In 2015, scientists from Macquarie University published research showing that lead levels in water found inside of the homes of residents of the town of Pioneer in north-east Tasmania was 22 times above the safe drinking standard. There were similar findings for other towns in that area.
The scale of lead contamination was surprising (although perhaps not for the local residents) and embarrassing for the entity responsible for water and sewerage, called TasWater. Initially they disagreed with the findings and then commissioned their own review into the study that tried to poke holes in the Macquarie University team’s research. The scientists responded to the TasWater review by publishing a detailed rebuttal to all supposed issues raised in the review, concluding that all TasWater’s review had done was to ‘confuse the matter’ without adding anything to the debate. Their conclusion was proved to be correct when recently internal emails between TasWater employees were published showing how TasWater were seeking ways to downplay the Macquarie University research.

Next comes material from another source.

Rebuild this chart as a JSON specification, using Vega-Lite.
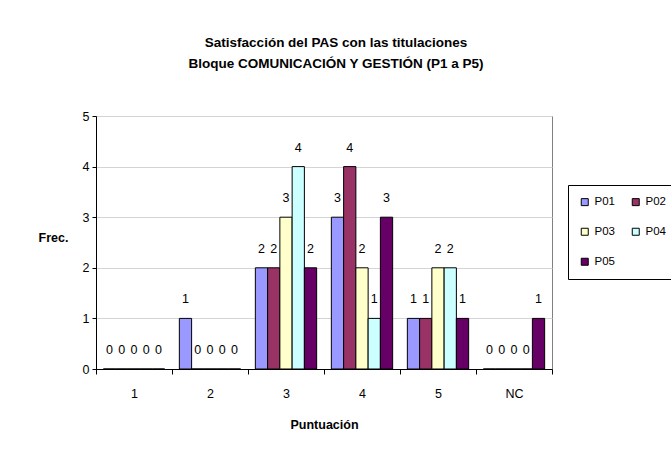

TasWater’s conduct throughout this process raises potential liability questions, especially as the research suggests that the lead contamination is not a recent issue. In cases like this, there is a risk of legal liability for TasWater as the ‘regulated entity’ under the Water and Sewerage Industry Act 2008 (Tas) and the Public Health Act 1997 (Tas) and also in negligence. Until recently, politicians in Tasmania were relatively quiet on this issue, however, the Tasmanian Greens have called for a parliamentary inquiry into the governance of TasWater which Labour has indicated it will support.
In light of the current issues of lead contamination in Flint, Michigan, lead contamination in water and its consequential legal liabilities in Australia will be an interesting space to watch, not just for regional areas like Pioneer but also in urban centres.